◆ **Task requirements**
Give back exactly the lines from the beginning of the listing below to the line holding "59, -23, 66]", both ends included; the pictures stay out.

◆ **Provided data**
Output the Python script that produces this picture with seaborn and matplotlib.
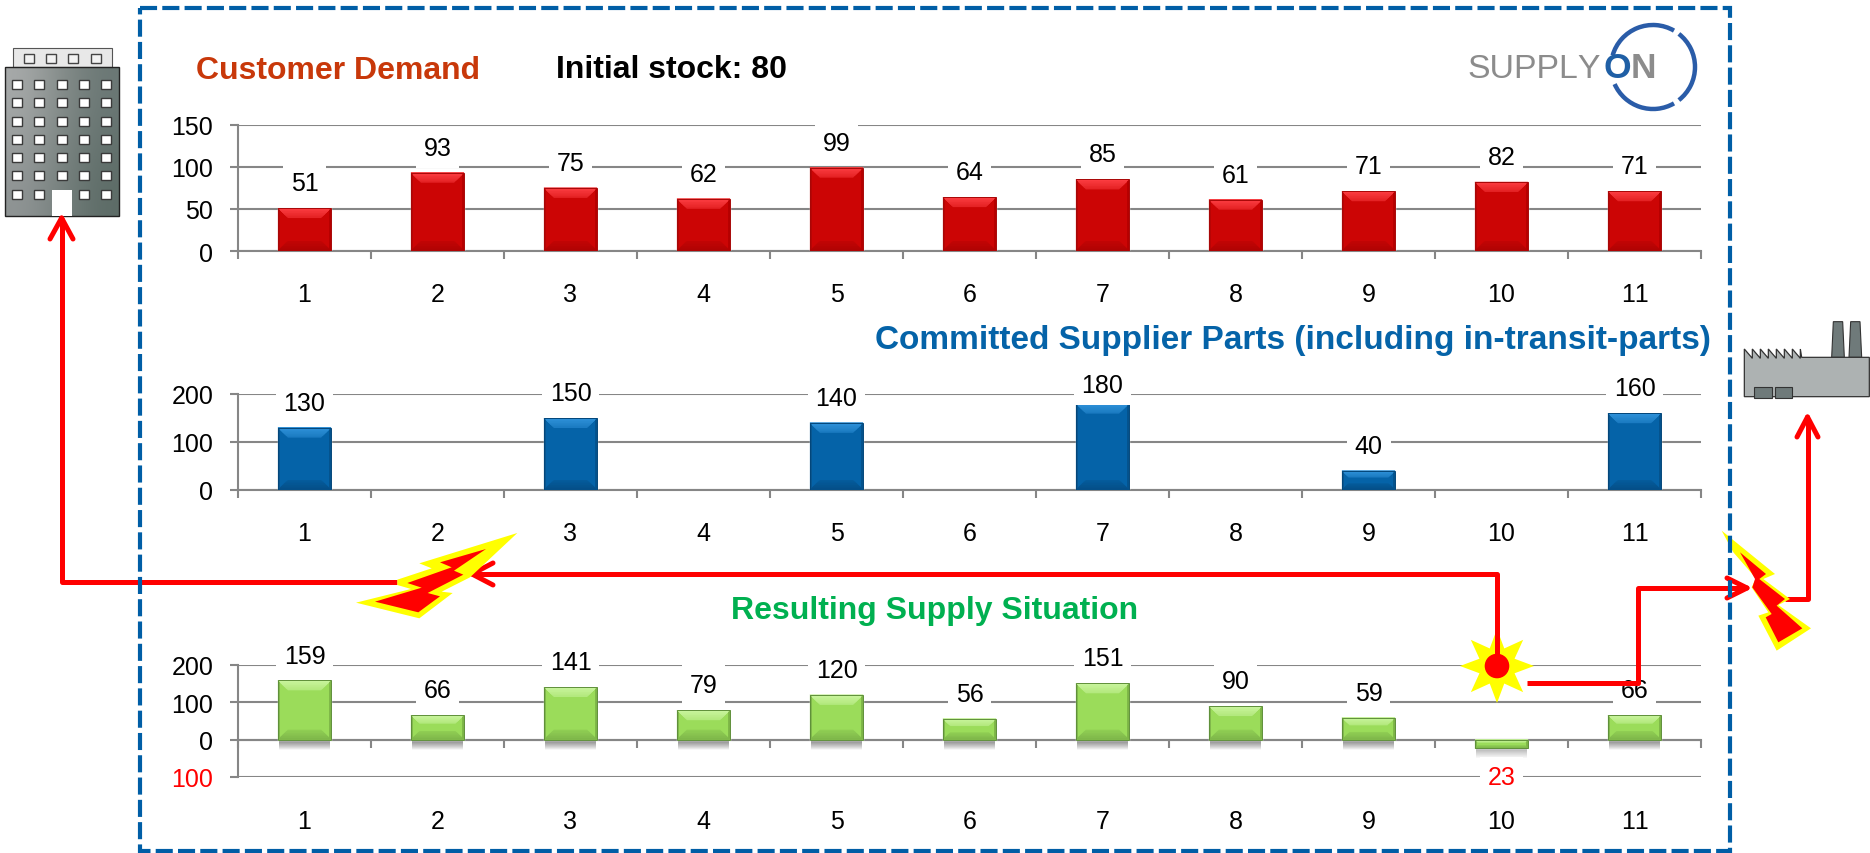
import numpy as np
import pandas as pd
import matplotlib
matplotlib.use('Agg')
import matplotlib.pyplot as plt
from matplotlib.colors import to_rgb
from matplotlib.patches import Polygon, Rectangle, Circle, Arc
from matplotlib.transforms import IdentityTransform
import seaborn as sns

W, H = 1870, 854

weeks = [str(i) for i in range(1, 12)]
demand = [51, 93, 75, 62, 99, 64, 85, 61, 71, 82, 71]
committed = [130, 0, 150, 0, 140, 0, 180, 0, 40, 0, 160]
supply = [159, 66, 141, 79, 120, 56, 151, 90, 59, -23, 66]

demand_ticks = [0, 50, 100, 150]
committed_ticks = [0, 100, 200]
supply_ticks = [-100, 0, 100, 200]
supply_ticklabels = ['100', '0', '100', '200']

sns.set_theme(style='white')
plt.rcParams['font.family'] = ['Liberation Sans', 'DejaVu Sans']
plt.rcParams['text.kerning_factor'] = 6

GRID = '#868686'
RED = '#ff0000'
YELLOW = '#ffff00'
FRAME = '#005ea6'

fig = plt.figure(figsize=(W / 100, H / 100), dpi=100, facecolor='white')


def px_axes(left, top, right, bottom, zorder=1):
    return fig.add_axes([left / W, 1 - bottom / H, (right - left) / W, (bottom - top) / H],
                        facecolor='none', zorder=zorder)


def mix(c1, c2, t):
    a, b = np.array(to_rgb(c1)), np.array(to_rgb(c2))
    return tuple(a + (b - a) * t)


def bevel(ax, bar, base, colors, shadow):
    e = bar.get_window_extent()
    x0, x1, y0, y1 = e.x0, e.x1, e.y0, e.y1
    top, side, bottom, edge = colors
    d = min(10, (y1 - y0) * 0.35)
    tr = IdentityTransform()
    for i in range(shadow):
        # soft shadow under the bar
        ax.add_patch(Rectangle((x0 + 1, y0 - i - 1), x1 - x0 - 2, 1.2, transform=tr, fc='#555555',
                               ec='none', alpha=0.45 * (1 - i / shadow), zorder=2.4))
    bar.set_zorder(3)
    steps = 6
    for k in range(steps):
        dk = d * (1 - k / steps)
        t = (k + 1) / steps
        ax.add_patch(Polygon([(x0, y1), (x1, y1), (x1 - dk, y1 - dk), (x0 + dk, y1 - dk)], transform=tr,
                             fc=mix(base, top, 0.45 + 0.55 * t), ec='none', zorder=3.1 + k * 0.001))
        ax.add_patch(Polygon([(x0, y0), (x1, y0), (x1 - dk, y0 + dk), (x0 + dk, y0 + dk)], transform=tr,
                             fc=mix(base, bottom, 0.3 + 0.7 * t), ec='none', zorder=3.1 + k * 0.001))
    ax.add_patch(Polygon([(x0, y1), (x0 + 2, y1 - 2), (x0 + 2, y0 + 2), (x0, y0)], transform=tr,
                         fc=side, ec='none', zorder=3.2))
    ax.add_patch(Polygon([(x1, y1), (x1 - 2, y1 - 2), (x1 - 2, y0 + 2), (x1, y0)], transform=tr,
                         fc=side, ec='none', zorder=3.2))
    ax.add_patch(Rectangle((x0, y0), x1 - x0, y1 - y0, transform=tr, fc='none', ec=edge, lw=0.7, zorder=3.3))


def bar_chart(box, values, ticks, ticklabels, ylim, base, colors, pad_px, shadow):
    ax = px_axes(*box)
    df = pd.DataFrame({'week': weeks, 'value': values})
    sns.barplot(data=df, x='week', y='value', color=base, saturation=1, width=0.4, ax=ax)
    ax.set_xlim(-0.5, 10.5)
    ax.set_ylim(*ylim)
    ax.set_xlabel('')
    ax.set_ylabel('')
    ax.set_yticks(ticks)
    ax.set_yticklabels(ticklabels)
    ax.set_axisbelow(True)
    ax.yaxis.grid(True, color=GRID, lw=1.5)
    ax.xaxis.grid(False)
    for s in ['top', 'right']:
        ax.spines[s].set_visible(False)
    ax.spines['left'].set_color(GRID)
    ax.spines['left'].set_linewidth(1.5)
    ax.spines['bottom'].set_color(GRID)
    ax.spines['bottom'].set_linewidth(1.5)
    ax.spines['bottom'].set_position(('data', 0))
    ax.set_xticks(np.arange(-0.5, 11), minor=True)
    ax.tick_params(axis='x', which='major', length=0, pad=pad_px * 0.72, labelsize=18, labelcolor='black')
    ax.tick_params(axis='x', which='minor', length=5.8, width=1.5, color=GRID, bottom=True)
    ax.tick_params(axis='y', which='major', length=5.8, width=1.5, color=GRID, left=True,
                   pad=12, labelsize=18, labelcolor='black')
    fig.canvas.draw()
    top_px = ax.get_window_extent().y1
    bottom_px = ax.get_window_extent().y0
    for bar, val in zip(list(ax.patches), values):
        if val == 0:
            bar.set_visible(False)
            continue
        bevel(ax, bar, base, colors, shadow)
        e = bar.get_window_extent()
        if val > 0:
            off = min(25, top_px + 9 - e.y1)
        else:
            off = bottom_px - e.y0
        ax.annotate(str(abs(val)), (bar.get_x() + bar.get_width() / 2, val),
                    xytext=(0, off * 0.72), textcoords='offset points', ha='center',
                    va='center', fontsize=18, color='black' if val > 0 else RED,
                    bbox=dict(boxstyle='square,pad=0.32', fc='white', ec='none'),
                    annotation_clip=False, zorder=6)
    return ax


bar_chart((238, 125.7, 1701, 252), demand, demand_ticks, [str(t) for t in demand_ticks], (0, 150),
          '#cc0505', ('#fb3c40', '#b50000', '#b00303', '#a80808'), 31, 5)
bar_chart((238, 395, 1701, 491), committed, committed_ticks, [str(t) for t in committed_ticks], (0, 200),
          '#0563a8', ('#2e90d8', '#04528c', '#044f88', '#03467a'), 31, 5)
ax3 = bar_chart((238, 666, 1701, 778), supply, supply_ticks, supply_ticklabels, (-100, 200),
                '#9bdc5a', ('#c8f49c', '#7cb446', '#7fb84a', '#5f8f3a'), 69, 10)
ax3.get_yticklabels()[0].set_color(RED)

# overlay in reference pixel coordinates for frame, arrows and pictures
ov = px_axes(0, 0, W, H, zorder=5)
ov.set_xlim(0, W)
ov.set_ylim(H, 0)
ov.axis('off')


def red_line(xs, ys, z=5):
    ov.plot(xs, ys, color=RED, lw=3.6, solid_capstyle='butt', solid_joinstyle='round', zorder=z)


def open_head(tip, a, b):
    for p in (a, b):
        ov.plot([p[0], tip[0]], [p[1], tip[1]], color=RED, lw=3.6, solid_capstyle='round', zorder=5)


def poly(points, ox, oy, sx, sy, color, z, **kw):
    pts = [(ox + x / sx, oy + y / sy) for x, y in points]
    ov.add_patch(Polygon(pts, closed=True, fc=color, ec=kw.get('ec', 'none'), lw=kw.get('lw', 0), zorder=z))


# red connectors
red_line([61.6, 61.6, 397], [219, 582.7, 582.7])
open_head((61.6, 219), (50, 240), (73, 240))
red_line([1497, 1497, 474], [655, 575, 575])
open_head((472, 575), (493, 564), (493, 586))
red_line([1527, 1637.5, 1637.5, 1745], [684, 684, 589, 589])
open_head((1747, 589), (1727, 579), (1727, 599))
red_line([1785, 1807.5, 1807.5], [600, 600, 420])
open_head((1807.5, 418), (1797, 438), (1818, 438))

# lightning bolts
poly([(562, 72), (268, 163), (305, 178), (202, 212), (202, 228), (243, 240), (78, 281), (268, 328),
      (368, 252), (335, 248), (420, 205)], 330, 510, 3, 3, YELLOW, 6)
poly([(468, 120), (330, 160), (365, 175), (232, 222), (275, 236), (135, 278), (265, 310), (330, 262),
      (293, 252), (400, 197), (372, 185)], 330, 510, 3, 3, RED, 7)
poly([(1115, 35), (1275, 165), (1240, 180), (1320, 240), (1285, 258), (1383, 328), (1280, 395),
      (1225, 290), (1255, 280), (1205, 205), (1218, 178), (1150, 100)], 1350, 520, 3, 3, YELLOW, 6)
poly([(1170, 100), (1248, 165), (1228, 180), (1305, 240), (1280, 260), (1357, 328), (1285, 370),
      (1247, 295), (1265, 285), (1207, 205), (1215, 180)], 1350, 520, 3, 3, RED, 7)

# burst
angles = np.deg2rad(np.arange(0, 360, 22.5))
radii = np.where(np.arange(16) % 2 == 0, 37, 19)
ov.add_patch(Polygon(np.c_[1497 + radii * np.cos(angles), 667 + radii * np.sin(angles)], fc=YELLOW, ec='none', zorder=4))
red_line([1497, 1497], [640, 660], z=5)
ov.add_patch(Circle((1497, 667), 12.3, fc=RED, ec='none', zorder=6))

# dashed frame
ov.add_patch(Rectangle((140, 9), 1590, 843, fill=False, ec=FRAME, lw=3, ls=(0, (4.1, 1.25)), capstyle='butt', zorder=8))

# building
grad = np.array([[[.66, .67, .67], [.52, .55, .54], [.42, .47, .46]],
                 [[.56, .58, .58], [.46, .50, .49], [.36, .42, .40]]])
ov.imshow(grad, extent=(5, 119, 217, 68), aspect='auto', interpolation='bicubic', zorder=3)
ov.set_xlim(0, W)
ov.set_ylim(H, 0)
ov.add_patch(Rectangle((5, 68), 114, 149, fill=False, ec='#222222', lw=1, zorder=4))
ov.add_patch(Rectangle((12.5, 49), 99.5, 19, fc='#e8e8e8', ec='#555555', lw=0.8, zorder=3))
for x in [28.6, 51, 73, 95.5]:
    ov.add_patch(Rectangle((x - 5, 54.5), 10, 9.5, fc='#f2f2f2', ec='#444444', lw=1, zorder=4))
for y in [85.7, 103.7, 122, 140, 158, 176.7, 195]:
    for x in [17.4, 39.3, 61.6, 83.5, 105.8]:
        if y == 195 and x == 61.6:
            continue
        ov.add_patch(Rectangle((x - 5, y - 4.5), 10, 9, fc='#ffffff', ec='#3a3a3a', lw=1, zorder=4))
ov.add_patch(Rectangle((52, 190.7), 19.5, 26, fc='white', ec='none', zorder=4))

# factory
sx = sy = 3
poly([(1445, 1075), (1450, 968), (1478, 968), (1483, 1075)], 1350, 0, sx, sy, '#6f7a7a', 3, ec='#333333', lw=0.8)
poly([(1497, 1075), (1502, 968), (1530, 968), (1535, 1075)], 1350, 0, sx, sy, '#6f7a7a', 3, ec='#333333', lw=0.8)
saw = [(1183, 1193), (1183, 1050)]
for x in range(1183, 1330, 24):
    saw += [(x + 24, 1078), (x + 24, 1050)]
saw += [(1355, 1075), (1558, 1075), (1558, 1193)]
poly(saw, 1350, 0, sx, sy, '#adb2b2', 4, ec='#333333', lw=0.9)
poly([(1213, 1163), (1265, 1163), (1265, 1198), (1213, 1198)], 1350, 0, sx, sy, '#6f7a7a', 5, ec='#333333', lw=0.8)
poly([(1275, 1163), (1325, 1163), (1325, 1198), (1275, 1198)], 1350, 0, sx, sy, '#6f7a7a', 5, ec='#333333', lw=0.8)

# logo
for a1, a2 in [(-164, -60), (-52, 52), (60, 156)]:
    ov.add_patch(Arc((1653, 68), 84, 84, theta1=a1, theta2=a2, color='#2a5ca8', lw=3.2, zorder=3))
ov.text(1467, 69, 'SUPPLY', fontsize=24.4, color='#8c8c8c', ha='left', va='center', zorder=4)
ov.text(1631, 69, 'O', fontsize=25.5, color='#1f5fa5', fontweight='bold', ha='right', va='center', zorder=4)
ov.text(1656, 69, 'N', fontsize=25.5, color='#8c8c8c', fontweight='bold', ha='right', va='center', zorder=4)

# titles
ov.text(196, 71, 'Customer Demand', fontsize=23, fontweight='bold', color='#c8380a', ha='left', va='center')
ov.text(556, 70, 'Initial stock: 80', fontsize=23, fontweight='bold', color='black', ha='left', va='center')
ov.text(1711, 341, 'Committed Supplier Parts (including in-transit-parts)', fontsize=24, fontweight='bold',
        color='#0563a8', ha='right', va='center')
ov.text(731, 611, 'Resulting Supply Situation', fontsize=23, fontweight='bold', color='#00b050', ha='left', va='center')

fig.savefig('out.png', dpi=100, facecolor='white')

◆ **Full solution**
Output the Python script that produces this picture with seaborn and matplotlib.
import numpy as np
import pandas as pd
import matplotlib
matplotlib.use('Agg')
import matplotlib.pyplot as plt
from matplotlib.colors import to_rgb
from matplotlib.patches import Polygon, Rectangle, Circle, Arc
from matplotlib.transforms import IdentityTransform
import seaborn as sns

W, H = 1870, 854

weeks = [str(i) for i in range(1, 12)]
demand = [51, 93, 75, 62, 99, 64, 85, 61, 71, 82, 71]
committed = [130, 0, 150, 0, 140, 0, 180, 0, 40, 0, 160]
supply = [159, 66, 141, 79, 120, 56, 151, 90, 59, -23, 66]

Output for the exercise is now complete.